4. **Baseline Comparison:** The `AttnEigval` metric typically starts below the `AttnLogDet` baseline at low `k` (k=5) but surpasses it as `k` increases, usually between k=10 and k=50.
5. **Model Variation:** While the relative ordering of metrics is consistent, the absolute AUROC values and the steepness of the `AttnEigval` curve vary by model. For example, the improvement from k=5 to k=100 is more pronounced in Llama3.2-3B and Mistral-Nemo than in Llama3.1-8B.
### Interpretation
This data suggests a comparative analysis of different spectral methods for evaluating or analyzing language models, likely in the context of uncertainty estimation, out-of-distribution detection, or model analysis (given the AUROC metric).
* **LapEigval Superiority:** The `LapEigval` (likely Laplacian Eigenvalues) method is demonstrated to be the most effective and robust metric across all tested models. Its high, stable performance implies it captures a fundamental and reliable property of the model's internal representations that correlates well with the evaluation task.
* **AttnEigval's Dependence on `k`:** The `AttnEigval` (Attention Eigenvalues) method is highly dependent on the number of eigenvalues considered. Its poor performance at low `k` suggests the most significant attention eigenvalues alone are not sufficient, but incorporating more of the spectrum (higher `k`) leads to substantial gains, eventually matching or exceeding the `AttnLogDet` baseline.
* **AttnLogDet as a Fixed Baseline:** The `AttnLogDet` (Attention Log-Determinant) appears to be a single-value metric (hence the flat line), providing a consistent but generally lower-performance benchmark against which the `k`-dependent methods are compared.
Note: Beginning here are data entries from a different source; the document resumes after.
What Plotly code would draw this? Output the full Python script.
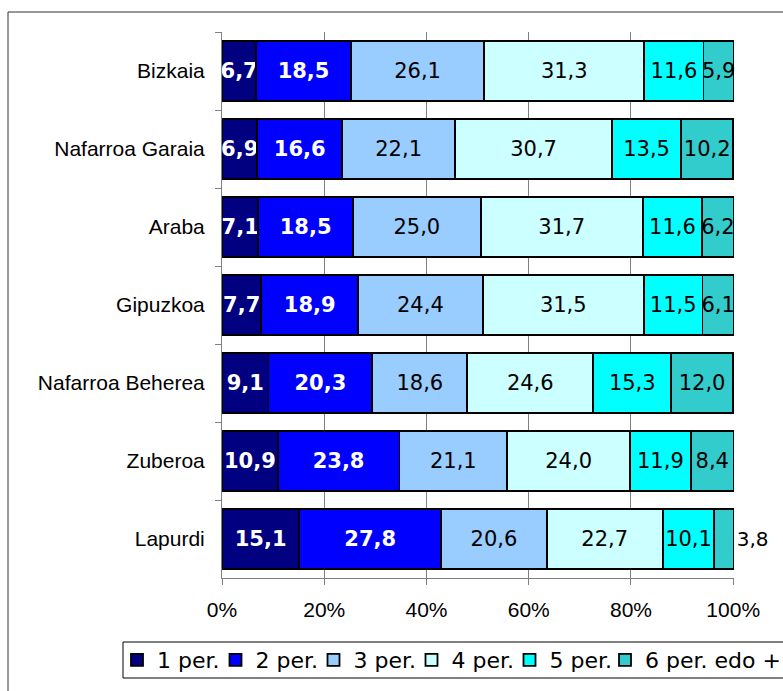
import plotly.graph_objects as go

regions = ["Bizkaia", "Nafarroa Garaia", "Araba", "Gipuzkoa",
           "Nafarroa Beherea", "Zuberoa", "Lapurdi"]
series_names = ["1 per.", "2 per.", "3 per.", "4 per.", "5 per.", "6 per. edo +"]
per1 = [6.7, 6.9, 7.1, 7.7, 9.1, 10.9, 15.1]
per2 = [18.5, 16.6, 18.5, 18.9, 20.3, 23.8, 27.8]
per3 = [26.1, 22.1, 25.0, 24.4, 18.6, 21.1, 20.6]
per4 = [31.3, 30.7, 31.7, 31.5, 24.6, 24.0, 22.7]
per5 = [11.6, 13.5, 11.6, 11.5, 15.3, 11.9, 10.1]
per6 = [5.9, 10.2, 6.2, 6.1, 12.0, 8.4, 3.8]
tick_vals = [0, 20, 40, 60, 80, 100]
tick_text = ["0%", "20%", "40%", "60%", "80%", "100%"]

colors = ["#000080", "#0000FF", "#99CCFF", "#CCFFFF", "#00FFFF", "#33CCCC"]
series = [per1, per2, per3, per4, per5, per6]
legend_ids = ["legend", "legend2", "legend3", "legend4", "legend5", "legend6"]
legend_x_px = [117, 215.5, 313.5, 411.5, 509.5, 605]  # left pixel of each legend entry

fig = go.Figure()
for i, (name, vals) in enumerate(zip(series_names, series)):
    white = i < 2
    if i == 5:
        tpos = ["inside"] * 6 + ["outside"]
    else:
        tpos = "inside"
    fig.add_trace(go.Bar(
        y=regions, x=vals, name=name, orientation="h",
        legend=legend_ids[i],
        marker=dict(color=colors[i], line=dict(color="black", width=1.8)),
        texttemplate="%{x:.1f}", textposition=tpos, textangle=0,
        insidetextanchor="middle", constraintext="none", cliponaxis=False,
        textfont=dict(family="DejaVu Sans", size=21,
                      color="white" if white else "black",
                      weight="bold" if white else "normal"),
        outsidetextfont=dict(family="DejaVu Sans", size=20, color="black"),
        hoverinfo="skip",
    ))

L, R, T, B = 222, 49, 32, 113
W, H = 783, 691
pw, ph = W - L - R, H - T - B

def px(x):
    return (x - L) / pw

def py(y):
    return (H - B - y) / ph

legend_font = dict(family="DejaVu Sans", size=22, color="black")

layout_legends = {}
for lid, lx in zip(legend_ids, legend_x_px):
    layout_legends[lid] = dict(
        orientation="h", x=px(lx), y=py(660), xanchor="left", yanchor="middle",
        borderwidth=0, bgcolor="rgba(0,0,0,0)",
        font=legend_font, itemclick=False, itemdoubleclick=False)

fig.update_layout(
    width=W, height=H, barmode="stack", bargap=0.23,
    separators=",.",
    paper_bgcolor="white", plot_bgcolor="white",
    margin=dict(l=L, r=R, t=T, b=B, autoexpand=False),
    font=dict(family="Liberation Sans", size=21, color="black"),
    showlegend=True,
    xaxis=dict(range=[0, 100.15], tickvals=tick_vals, ticktext=tick_text,
               ticks="outside", ticklen=6, tickcolor="#808080",
               showgrid=True, gridcolor="#808080", gridwidth=1,
               showline=True, linecolor="#808080", linewidth=1,
               zeroline=False, ticklabelstandoff=7, automargin=False,
               tickfont=dict(family="Liberation Sans", size=21, color="black")),
    yaxis=dict(autorange="reversed", ticks="outside", tickson="boundaries",
               ticklen=6, tickcolor="#808080", showgrid=False,
               showline=True, linecolor="#808080", linewidth=1,
               ticklabelstandoff=12, automargin=False,
               tickfont=dict(family="Liberation Sans", size=21, color="black")),
    shapes=[
        dict(type="rect", xref="paper", yref="paper",
             x0=px(8), x1=px(800), y0=py(710), y1=py(12),
             line=dict(color="#333333", width=1), fillcolor="rgba(0,0,0,0)",
             layer="below"),
        dict(type="rect", xref="paper", yref="paper",
             x0=px(123), x1=px(800), y0=py(678), y1=py(642),
             line=dict(color="black", width=1), fillcolor="rgba(0,0,0,0)",
             layer="below"),
    ],
    **layout_legends,
)

fig.write_html("out.html", config={"displayModeBar": False},
               post_script="document.body.style.margin='0';document.body.style.overflow='hidden';")
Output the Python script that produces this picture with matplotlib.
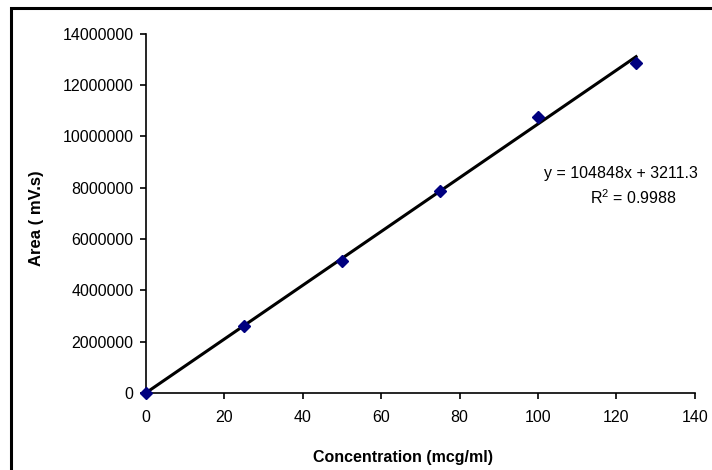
import matplotlib.pyplot as plt
from matplotlib.patches import Rectangle
from matplotlib.ticker import FuncFormatter
import numpy as np

plt.rcParams['font.family'] = ['Liberation Sans', 'DejaVu Sans']
plt.rcParams['mathtext.fontset'] = 'custom'
plt.rcParams['mathtext.rm'] = 'Liberation Sans'

# data
conc = [0, 25, 50, 75, 100, 125]
area = [0, 2610000, 5150000, 7880000, 10770000, 12880000]
slope = 104848
intercept = 3211.3
r2 = 0.9988
x_ticks = [0, 20, 40, 60, 80, 100, 120, 140]
y_ticks = [0, 2000000, 4000000, 6000000, 8000000, 10000000, 12000000, 14000000]

fig = plt.figure(figsize=(7.12, 4.70), dpi=100)
ax = fig.add_axes([0.205, 0.164, 0.771, 0.764])

# outer frame of the chart area (right/bottom edges fall outside the image)
fig.patches.append(Rectangle((11 / 712, -0.1), 1.2, 1 - 8 / 470 + 0.1,
                             transform=fig.transFigure, fill=False,
                             edgecolor='black', linewidth=2.2, clip_on=False))

# trend line
xl = np.array([conc[0], conc[-1]])
ax.plot(xl, slope * xl + intercept, color='black', linewidth=2.2, zorder=2)
ax.plot(conc, area, linestyle='none', marker='D', markersize=6.5,
        color='#000080', zorder=3, clip_on=False)

ax.set_xlim(0, 140)
ax.set_ylim(0, 14000000)
ax.set_xticks(x_ticks)
ax.set_yticks(y_ticks)
ax.yaxis.set_major_formatter(FuncFormatter(lambda v, p: f'{int(v)}'))

for s in ['top', 'right']:
    ax.spines[s].set_visible(False)
for s in ['left', 'bottom']:
    ax.spines[s].set_linewidth(1.2)
ax.tick_params(direction='out', length=4, width=1.2, labelsize=11.5, pad=5)
ax.tick_params(axis='x', pad=8)

ax.set_xlabel('Concentration (mcg/ml)', fontsize=11.5, fontweight='bold')
ax.set_ylabel('Area ( mV.s)', fontsize=12, fontweight='bold')
ax.xaxis.set_label_coords(0.468, -0.158)
ax.yaxis.set_label_coords(-0.186, 0.487)

ax.text(0.725, 0.61, f'y = {slope}x + {intercept}', transform=ax.transAxes,
        fontsize=11.5, ha='left', va='center', clip_on=False)
ax.text(0.888, 0.545, f'R$^2$ = {r2}', transform=ax.transAxes,
        fontsize=11.5, ha='center', va='center')

plt.savefig('out.png', dpi=100)
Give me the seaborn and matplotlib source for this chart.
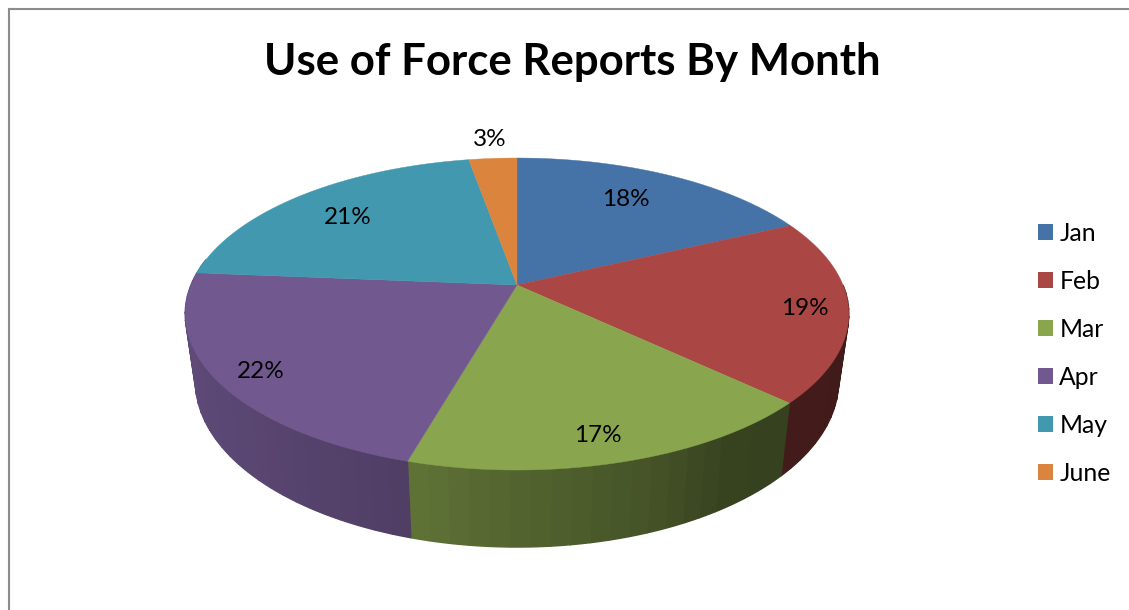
import numpy as np
import matplotlib
matplotlib.use("Agg")
import matplotlib.pyplot as plt
from matplotlib.patches import Patch
import seaborn as sns

# Values
months = ["Jan", "Feb", "Mar", "Apr", "May", "June"]
shares = [18.0, 19.0, 17.45, 21.85, 20.9, 2.8]
slice_colors = ["#4572A7", "#AA4643", "#89A54E", "#71588F", "#4198AF", "#DB843D"]
label_radius = [0.74, 0.87, 0.87, 0.88, 0.75, 1.18]
label_turn = [-2.0, 0.9, 1.5, -1.5, -1.5, 0.0]
title = "Use of Force Reports By Month"

W, H = 1129, 610
FRAME_X, FRAME_Y = 8.5, 9.0

# Perspective of the pie disc, in pixels
CX = 517
TILT = 0.186
TOP = dict(a=326.0, b=150.6, cy=285.0)
BASE = dict(a=316.0, b=160.4, cy=350.0)

# Shading of the side wall, darker to the right
SHADE_X = [-1.0, -0.34, -0.05, 0.35, 0.55, 1.0]
SHADE_F = [0.84, 0.72, 0.62, 0.50, 0.40, 0.38]


def project(theta, r, disc):
    """theta in degrees, clockwise from the top of the pie"""
    t = np.radians(theta)
    x = r * np.sin(t)
    y = r * np.cos(t)
    w = 1 + TILT * y
    return CX + disc["a"] * x / w, disc["cy"] - disc["b"] * y / w


sns.set_theme(style="white")
plt.rcParams["font.family"] = ["Lato", "DejaVu Sans"]

fig = plt.figure(figsize=(W / 100, H / 100), dpi=100, facecolor="white")
ax = fig.add_axes([FRAME_X / W, 0, 1 - FRAME_X / W, 1 - FRAME_Y / H])
ax.set_xlim(FRAME_X, W)
ax.set_ylim(H, FRAME_Y)
ax.set_xticks([])
ax.set_yticks([])
sns.despine(ax=ax, top=False, right=True, left=False, bottom=True)
for side in ["left", "top"]:
    ax.spines[side].set_color("#8c8c8c")
    ax.spines[side].set_linewidth(1.5)

edges = np.concatenate([[0], np.cumsum(shares)]) * 360 / sum(shares)
palette = sns.color_palette(slice_colors)

# Side wall first, only the part that faces the viewer
for i, color in enumerate(palette):
    start, stop = max(edges[i], 90), min(edges[i + 1], 280)
    if start >= stop:
        continue
    steps = np.linspace(start, stop, int((stop - start) / 3) + 2)
    for t0, t1 in zip(steps[:-1], steps[1:]):
        arc = np.linspace(t0, t1, 8)
        x0, y0 = project(arc, 1, TOP)
        x1, y1 = project(arc[::-1], 1, BASE)
        f = np.interp(np.sin(np.radians((t0 + t1) / 2)), SHADE_X, SHADE_F)
        shade = tuple(c * f for c in color)
        ax.fill(np.r_[x0, x1], np.r_[y0, y1], color=shade, lw=1.0, zorder=2)

# Top face of the pie
for i, color in enumerate(palette):
    arc = np.linspace(edges[i], edges[i + 1], 200)
    xs, ys = project(arc, 1, TOP)
    ax.fill(np.r_[CX, xs], np.r_[TOP["cy"], ys], color=color, lw=0.3, zorder=3)

# Percent labels at the middle of each slice
for i, share in enumerate(shares):
    mid = (edges[i] + edges[i + 1]) / 2 + label_turn[i]
    x, y = project(mid, label_radius[i], TOP)
    ax.text(x, y, f"{round(share)}%", ha="center", va="center",
            fontsize=17.5, color="black", zorder=4)

ax.text(572, 62, title, ha="center", va="center", fontsize=31.5,
        fontweight="bold", color="black")

handles = [Patch(facecolor=c, edgecolor="none", label=m) for c, m in zip(palette, months)]
ax.legend(handles=handles, loc="center left", bbox_to_anchor=(1038 / W, 1 - 353.5 / H),
          bbox_transform=fig.transFigure, frameon=False, fontsize=17.8,
          handlelength=0.61, handleheight=0.61, handletextpad=0.25,
          labelspacing=1.01, borderpad=0, borderaxespad=0, labelcolor="black")

fig.savefig("out.png", dpi=100)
* **Practical Implication:** If computational cost scales with `k`, there is a clear trade-off for `AttnEigval`. One must choose a `k` high enough to be effective (e.g., k≥25) but not so high as to be inefficient. `LapEigval`, being effective even at low `k`, may be the more practical choice. The analysis validates the use of spectral properties of model weight or activation matrices (Laplacian or Attention) as powerful tools for model evaluation.